It’s November 1 and 2 again, and it means that Undas is here among us once again! Adults may look at this as a time to catch up and pray for the dead, but the young ones may end up getting bored, since cemeteries may be warm, and there may not be much to do. However, All Souls’ Day or Undas in the Philippines, can become a teaching moment. So, here are some ways to help the kids appreciate Undas, whether you believe in an afterlife, or not.

Tell the Kids Stories About Their Ancestors

Your ancestors played a big part in shaping who you are

While you are visiting the dead in the cemetery, feel free to tell your kids stories about their deceased ancestors. Stories can include how they joined the Resistance during the War, how they raised their families, and even how a certain ancestor was involved in the Katipunan. As a result, your kids will learn that their ancestors are not just names on a family tree, but people with their own histories, which are still being lived today.

Ask Your Parents for Their Stories

You can ask your own parents for their stories

Dear parents, if your parents are still alive, and their memories are still sharp, you can ask them for their own stories. The old ones were the ones who were able to talk to some of those who have passed on, so they can share their stories with the young ones. After all, the elders are our links to our past, so keep the stories of the past alive.

Explore Your Family Tree

Remember, since Undas is the time for the living and dead to metaphorically meet, it is the best time to explore the family tree. Some family mausoleums have a family tree, so if yours does, feel free to show it to the kids. Show them how far back the family line stretches. For example, in La Loma, I saw the mausoleum of my great-grandmother’s family, and her line traced back to a Chinese immigrant. As a result, family trees can be springboards to more stories.

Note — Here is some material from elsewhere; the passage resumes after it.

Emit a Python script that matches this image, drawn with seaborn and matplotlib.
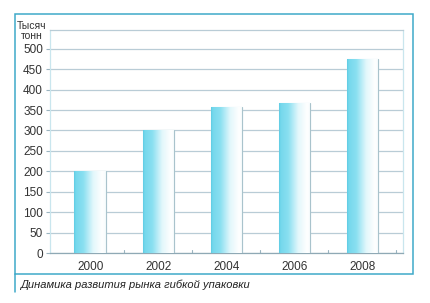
import numpy as np
import pandas as pd
import matplotlib
matplotlib.use("Agg")
import matplotlib.pyplot as plt
from matplotlib.colors import LinearSegmentedColormap
from matplotlib.patches import Rectangle
from matplotlib.lines import Line2D
import seaborn as sns

years = ["2000", "2002", "2004", "2006", "2008"]
volumes = [200, 300, 357, 367, 476]
yticks = [0, 50, 100, 150, 200, 250, 300, 350, 400, 450, 500]
ylabel_lines = ["Тысяч", "тонн"]
caption = "Динамика развития рынка гибкой упаковки"

sns.set_theme(style="white")
plt.rcParams['font.family'] = ['Liberation Sans', 'DejaVu Sans']

W, H = 430, 303
fig = plt.figure(figsize=(W / 100, H / 100), dpi=100)
ax = fig.add_axes([50 / W, (H - 253) / H, (403 - 50) / W, (253 - 30) / H])

df = pd.DataFrame({"year": years, "volume": volumes})
sns.barplot(data=df, x="year", y="volume", ax=ax, width=0.46,
            color="white", edgecolor="#c4e8f0", linewidth=0.8, zorder=3)

cmap = LinearSegmentedColormap.from_list("cyl", [
    (0.0, "#5cc9e2"), (0.05, "#74d8ec"), (0.3, "#8be0f1"),
    (0.6, "#e2f7fb"), (0.88, "#ffffff"), (1.0, "#f6fcfd")])
grad = np.linspace(0, 1, 256).reshape(1, -1)
for p in ax.patches:
    x0, y0 = p.get_x(), p.get_y()
    w, h = p.get_width(), p.get_height()
    im = ax.imshow(grad, cmap=cmap, aspect="auto", extent=[x0, x0 + w, y0, y0 + h],
                   zorder=3.5, interpolation="bicubic")
    im.set_clip_path(p)
    ax.plot([x0 + w, x0 + w], [y0, y0 + h], color="#a9c3cc", lw=0.8, zorder=4)

ax.set_xlim(-0.59, 4.6)
ax.set_ylim(0, 546)
ax.set_yticks(yticks)
ax.set_yticklabels([str(v) for v in yticks], fontsize=8.5, color="#333333")
ax.set_xticks(range(len(years)))
ax.set_xticklabels(years, fontsize=8.5, color="#333333")
ax.tick_params(axis="x", length=0, pad=6)
ax.tick_params(axis="y", length=3, width=0.8, color="#9ab4c0", pad=2, left=True)
for xb in [0.5, 1.5, 2.5, 3.5, 4.5]:
    ax.plot([xb, xb], [0, 8], color="#9ab4c0", lw=0.8, zorder=2)
ax.set_xlabel("")
ax.set_ylabel("")
ax.yaxis.grid(True, color="#b9ccd6", lw=0.9)
ax.set_axisbelow(True)
for s in ["left", "right"]:
    ax.spines[s].set_color("#c9e6ee")
    ax.spines[s].set_linewidth(0.9)
ax.spines["top"].set_color("#b9ccd6")
ax.spines["top"].set_linewidth(0.9)
ax.spines["bottom"].set_color("#8fa9b5")
ax.spines["bottom"].set_linewidth(0.9)

fig.text(32 / W, 1 - 26 / H, ylabel_lines[0], fontsize=7.5, color="#333333",
         ha="center", va="center")
fig.text(32 / W, 1 - 36 / H, ylabel_lines[1], fontsize=7.5, color="#333333",
         ha="center", va="center")

frame_c = "#3ea9c9"
fig.add_artist(Rectangle((15 / W, 1 - 274 / H), (413 - 15) / W, (274 - 14) / H,
                         transform=fig.transFigure, fill=False, edgecolor=frame_c, lw=1.1))
fig.add_artist(Line2D([15 / W, 15 / W], [1 - 292 / H, 1 - 274 / H],
                      transform=fig.transFigure, color=frame_c, lw=1.1))
fig.text(20 / W, 1 - 285 / H, caption, fontsize=8, style="italic", color="#222222",
         ha="left", va="center")

fig.savefig("out.png", dpi=100, facecolor="white")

Explain why Traditions are Followed

Just like how Ileto explains the Pasyon, explain why you do certain traditions

Undas is a time of traditions, like saying prayers for the dead, and if the kids are feeling bored, take the time to explain why these traditions are followed. Remember, you don’t need to believe in an afterlife, or even a supreme being, to appreciate your dead ancestors. You can tell stories of how you practiced these traditions to your kids, and they will be able to appreciate them more. Remember, the more unusual story, the better.

Go Around the Cemetery

Old Cemeteries have many sights to see

If you are expecting a long stay in the cemetery, feel free to show the kids around, especially in the older ones. This is because there are many things to see, for example, there is a World War II cannon in La Loma Cemetery, right outside the mausoleum of my mother’s family. I used to climb it as a kid, but I learned that it was placed there since La Loma was a Japanese base. Also, you can show the kids the strangest-looking mausoleums, to spice up their day. Remember, the older the cemetery, the more colorful it is.

Undas is Indeed a Time for Learning

Death is not the end, since the deceased live on in our memories

In the end, Undas is indeed a time for learning, for you get to show the kids more about the ancestors, and help them appreciate their personal histories. Also, dear parents, you can indeed help the kids realize that cemetery visits are not simply tradition, but they are a way to show that death is not the end, since our deceased loved ones live on in our memories. Enjoy your All Souls’ Day!